A partir dessa extensa produção intelectual universitária, o anarquismo clássico encontrou-se novamente em pauta no debate acadêmico. Tal fato é particularmente evidente na atual experiência do Anarchist Studies Network (ASN:http://anarchist-studies-network.org.uk/HomePage), grupo inglês especializado nos estudos anarquistas vinculado à PSA-Political Studies Association. O ASN é coordenado pelos professores Ruth Kinna, que também é editora da revista inglesa Anarchist Studies, Alex Prichard, Jamie Heckert e Dave Berry. Em 1999, após os conflitos de Seattle, teve origem o Anarchist Studies Initiative (ASI: http://www2.cortland.edu/centers/CGIS/asi/about.dot), um projeto de estudos vinculado ao Center for Gender and Intercultural Studies da Universidade de Nova Iorque, com o propósito de figurar como um “centro acadêmico interdisciplinar no ensino superior dedicado a expandir o campo dos estudos anarquistas”. Além do ASI/SUNY, desde há alguns anos professores e pesquisadores interessados nos Estudos Anarquistas radicados no México, no Canadá e nos EUA se reuniram para formar a North American Anarchist Studies Network (NAAS: http://www.naasn.org), primeira rede norte-americana de Estudos Anarquistas.

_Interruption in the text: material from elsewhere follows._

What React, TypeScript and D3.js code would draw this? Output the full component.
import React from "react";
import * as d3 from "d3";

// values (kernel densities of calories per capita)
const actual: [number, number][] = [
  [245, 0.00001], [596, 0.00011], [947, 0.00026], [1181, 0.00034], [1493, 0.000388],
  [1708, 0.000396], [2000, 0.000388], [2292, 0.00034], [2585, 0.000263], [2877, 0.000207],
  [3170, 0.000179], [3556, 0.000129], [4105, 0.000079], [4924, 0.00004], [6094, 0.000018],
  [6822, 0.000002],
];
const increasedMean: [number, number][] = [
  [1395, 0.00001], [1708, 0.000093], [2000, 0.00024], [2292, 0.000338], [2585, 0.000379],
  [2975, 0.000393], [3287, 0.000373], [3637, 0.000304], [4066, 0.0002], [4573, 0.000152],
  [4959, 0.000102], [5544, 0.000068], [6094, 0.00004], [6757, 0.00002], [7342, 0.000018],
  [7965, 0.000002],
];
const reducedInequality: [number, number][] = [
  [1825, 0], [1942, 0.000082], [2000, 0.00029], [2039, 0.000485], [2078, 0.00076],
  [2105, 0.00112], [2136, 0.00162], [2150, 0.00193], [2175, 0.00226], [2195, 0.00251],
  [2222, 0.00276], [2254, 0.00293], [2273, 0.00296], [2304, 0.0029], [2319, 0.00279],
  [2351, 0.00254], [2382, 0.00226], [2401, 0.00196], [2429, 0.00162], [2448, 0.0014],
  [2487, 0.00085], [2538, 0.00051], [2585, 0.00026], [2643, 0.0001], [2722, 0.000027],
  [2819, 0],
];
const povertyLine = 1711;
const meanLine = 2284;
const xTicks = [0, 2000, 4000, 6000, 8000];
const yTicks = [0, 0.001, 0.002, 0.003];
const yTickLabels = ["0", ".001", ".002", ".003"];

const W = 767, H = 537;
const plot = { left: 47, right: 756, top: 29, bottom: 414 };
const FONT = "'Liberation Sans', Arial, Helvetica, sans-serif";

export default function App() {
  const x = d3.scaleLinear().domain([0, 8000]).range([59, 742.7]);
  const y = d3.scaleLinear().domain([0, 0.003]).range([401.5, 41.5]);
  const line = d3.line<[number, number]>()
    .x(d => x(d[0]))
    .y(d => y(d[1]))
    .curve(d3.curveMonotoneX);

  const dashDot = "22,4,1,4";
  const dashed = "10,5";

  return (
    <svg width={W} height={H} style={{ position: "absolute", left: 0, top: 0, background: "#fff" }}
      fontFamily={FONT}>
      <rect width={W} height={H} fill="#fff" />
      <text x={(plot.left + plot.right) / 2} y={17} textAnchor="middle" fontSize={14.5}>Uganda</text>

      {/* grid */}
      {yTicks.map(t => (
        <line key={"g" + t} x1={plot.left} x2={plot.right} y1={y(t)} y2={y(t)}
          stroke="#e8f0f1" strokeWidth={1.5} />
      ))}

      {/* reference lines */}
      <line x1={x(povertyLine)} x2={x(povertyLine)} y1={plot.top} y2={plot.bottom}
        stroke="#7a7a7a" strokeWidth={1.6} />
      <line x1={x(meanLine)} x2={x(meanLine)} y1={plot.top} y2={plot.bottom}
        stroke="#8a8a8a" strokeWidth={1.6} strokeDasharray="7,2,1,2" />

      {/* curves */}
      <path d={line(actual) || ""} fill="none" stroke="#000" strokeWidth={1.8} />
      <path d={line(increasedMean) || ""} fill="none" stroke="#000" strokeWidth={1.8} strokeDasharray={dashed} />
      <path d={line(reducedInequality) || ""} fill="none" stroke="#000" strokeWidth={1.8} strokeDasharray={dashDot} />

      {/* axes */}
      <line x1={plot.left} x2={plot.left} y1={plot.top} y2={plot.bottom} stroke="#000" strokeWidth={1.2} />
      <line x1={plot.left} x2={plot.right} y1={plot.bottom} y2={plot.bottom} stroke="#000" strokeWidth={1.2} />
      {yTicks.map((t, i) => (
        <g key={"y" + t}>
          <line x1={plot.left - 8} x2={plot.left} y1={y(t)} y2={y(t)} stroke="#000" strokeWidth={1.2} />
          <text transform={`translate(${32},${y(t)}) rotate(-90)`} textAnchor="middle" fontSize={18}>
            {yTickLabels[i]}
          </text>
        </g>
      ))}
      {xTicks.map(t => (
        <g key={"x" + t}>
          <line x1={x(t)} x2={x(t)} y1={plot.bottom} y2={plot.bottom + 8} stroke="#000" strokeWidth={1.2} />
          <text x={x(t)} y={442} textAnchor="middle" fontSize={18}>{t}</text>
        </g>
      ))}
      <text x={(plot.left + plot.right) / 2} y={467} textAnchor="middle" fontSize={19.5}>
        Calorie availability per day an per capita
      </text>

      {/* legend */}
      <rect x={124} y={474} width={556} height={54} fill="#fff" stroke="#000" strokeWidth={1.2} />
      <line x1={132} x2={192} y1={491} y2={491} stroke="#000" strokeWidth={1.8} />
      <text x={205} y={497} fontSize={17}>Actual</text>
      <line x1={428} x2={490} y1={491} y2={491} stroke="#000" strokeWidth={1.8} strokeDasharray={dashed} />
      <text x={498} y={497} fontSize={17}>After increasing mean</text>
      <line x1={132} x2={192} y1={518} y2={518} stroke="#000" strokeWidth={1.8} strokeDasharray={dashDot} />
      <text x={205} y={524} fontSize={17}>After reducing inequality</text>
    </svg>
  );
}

A presença dos Estudos Anarquistas é cada vez maior no interior da universidade seja como objeto de estudo e pesquisa, seja como ferramenta de análise. Desde os anos 1990 uma forte preocupação com as temáticas anarquistas não cessou de atravessar o ambiente universitário, tornando a universidade um espaço para o surgimento de núcleos e grupos de pesquisa, para a aproximação e encontros entre pesquisadores, estudantes e interessados pelo tema. Insere-se nesse contexto a formação do Grupo de Estudos e Pesquisas Anarquistas (GEPAn:http://dgp.cnpq.br/buscaoperacional/detalhegrupo.jsp?grupo=0083709AJV5CMX), vinculado ao Departamento de Ciências Sociais e ao Programa de Pós-Graduação em Sociologia da Universidade Federal da Paraíba. Trata-se de um espaço de confluência entre estudantes, pesquisadores, professores e interessados nos Estudos Anarquistas e temáticas afins.

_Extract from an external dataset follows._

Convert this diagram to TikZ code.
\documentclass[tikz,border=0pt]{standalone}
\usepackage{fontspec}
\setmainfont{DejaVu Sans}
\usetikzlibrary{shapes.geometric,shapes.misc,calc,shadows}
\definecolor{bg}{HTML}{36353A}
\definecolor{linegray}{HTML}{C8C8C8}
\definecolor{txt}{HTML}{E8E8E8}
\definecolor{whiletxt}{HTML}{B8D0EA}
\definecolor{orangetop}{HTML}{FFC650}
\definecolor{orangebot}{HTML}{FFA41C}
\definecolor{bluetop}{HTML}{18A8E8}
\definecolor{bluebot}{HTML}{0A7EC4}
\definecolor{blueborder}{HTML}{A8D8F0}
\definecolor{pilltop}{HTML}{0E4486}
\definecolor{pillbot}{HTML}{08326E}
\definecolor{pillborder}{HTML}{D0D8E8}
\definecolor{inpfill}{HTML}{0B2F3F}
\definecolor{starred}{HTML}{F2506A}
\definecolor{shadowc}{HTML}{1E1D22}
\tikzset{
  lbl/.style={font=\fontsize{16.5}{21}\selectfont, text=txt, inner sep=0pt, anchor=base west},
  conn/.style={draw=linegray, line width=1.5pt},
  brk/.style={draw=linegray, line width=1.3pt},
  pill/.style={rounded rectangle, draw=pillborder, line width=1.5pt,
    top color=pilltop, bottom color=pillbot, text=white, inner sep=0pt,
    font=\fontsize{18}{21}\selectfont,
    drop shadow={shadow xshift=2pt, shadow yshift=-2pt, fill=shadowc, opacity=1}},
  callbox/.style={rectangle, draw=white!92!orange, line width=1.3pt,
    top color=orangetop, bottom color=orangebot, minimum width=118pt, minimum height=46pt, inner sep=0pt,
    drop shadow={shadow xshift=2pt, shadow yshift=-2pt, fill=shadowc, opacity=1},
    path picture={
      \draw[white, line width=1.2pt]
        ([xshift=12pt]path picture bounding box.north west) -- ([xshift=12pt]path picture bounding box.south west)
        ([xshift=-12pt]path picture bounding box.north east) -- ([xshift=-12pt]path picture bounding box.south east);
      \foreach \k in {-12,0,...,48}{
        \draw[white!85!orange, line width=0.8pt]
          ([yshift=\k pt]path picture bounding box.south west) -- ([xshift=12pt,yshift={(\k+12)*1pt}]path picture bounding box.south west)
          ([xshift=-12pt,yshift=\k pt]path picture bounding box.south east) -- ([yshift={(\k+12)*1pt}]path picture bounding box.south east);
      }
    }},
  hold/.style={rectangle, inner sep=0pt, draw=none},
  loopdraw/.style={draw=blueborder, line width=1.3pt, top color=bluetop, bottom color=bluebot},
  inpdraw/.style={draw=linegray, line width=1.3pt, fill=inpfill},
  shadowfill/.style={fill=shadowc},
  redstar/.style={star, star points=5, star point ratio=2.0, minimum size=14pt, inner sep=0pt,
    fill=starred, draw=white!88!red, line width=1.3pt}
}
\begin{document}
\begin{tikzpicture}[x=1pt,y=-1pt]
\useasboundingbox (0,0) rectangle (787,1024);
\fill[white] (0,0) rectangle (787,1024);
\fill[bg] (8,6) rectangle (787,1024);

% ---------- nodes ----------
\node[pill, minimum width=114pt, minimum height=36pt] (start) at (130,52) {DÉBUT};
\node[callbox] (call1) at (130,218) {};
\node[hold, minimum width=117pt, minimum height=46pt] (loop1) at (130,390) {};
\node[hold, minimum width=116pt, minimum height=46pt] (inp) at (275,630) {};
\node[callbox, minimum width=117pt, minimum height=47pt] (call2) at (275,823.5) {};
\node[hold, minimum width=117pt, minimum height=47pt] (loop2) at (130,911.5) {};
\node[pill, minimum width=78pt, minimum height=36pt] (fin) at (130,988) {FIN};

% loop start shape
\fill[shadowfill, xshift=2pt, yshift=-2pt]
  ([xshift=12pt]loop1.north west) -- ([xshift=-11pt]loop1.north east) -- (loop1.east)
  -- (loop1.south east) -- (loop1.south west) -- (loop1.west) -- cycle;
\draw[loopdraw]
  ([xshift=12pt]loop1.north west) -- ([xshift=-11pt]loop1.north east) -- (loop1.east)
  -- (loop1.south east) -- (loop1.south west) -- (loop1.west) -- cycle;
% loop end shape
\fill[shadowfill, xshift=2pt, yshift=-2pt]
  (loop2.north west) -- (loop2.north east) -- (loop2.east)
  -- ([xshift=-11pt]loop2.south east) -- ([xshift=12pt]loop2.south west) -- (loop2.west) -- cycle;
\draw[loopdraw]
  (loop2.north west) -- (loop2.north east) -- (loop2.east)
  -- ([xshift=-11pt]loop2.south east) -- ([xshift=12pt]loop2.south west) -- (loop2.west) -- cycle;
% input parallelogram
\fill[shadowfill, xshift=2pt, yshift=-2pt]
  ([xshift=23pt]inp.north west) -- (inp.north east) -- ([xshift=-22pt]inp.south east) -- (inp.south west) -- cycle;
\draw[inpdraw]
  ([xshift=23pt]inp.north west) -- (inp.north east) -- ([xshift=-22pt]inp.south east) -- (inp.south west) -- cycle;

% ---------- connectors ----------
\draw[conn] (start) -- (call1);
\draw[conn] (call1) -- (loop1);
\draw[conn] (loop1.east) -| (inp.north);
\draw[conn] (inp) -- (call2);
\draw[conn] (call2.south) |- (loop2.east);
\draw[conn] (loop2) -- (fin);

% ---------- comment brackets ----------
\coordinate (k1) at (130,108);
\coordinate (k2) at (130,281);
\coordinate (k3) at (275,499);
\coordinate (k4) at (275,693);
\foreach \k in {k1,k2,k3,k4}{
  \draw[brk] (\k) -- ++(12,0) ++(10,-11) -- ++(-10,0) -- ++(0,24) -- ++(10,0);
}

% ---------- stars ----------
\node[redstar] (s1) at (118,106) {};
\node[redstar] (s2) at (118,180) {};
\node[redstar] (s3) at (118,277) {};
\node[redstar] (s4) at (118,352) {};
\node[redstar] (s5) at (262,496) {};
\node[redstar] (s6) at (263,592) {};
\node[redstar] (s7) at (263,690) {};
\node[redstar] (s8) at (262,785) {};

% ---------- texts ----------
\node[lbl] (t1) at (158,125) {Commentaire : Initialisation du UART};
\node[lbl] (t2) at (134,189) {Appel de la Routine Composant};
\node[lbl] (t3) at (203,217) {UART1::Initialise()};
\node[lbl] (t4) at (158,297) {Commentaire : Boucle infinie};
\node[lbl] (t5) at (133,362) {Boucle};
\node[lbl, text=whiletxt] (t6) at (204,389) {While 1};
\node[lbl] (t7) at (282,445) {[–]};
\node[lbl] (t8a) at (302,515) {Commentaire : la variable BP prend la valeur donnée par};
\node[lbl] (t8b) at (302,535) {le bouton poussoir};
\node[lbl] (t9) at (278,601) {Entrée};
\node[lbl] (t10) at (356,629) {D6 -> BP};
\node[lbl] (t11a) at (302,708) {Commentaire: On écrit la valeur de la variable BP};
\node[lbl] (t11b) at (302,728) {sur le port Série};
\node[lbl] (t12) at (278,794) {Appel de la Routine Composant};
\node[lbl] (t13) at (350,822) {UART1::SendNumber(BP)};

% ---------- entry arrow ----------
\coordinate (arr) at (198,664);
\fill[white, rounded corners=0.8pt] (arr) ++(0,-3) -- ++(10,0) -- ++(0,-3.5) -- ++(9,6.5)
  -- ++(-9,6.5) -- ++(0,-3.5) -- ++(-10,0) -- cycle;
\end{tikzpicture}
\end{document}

Finalmente, cumpre salientar o dossiê “Estudos Anarquistas Contemporâneos”, organizado pelos professores Nildo Avelino e Loreley Garcia para o número 36 recentemente publicado pela Revista Política & Trabalho (http://periodicos.ufpb.br/ojs2/index.php/politicaetrabalho), do Programa de Pós-Graduação em Sociologia da UFPB. O dossiê traz contribuições de professores e pesquisadores renomados e de instituições de ensino e pesquisa do país e do exterior, entre os quais: Judith Butler (USA), Ruth Kinna (UK), Saul Newman (UK), Salvo Vaccaro (IT), Daniel Colson (FR), Silvio Gallo (Unicamp), Margareth Rago (Unicamp).
Desta forma, é plausível afirmar que os Estudos Anarquistas têm se revelado um campo promissor de pesquisas e produção científica em diversas áreas do conhecimento, incluindo a Sociologia; e que têm se configurado como temática de pesquisa transversal, possibilitando reunir abordagens interdisciplinares e interacionistas. Razão pela qual o I Seminário Internacional “Temas transversais em Sociologia” tem por objetivo reunir professores e pesquisadores provenientes de universidades do país e do exterior em torno da temática dos Estudos Anarquistas. Seu propósito é articular um campo transversal de pesquisas já bastante consolidado no exterior, porém pouco articulado no Brasil. De modo a possibilitar, além disso, o estabelecimento de relações com outras pesquisas realizadas em diferentes domínios do conhecimento e a configuração de um espaço de confluência para a experimentação da transversalidade em Sociologia.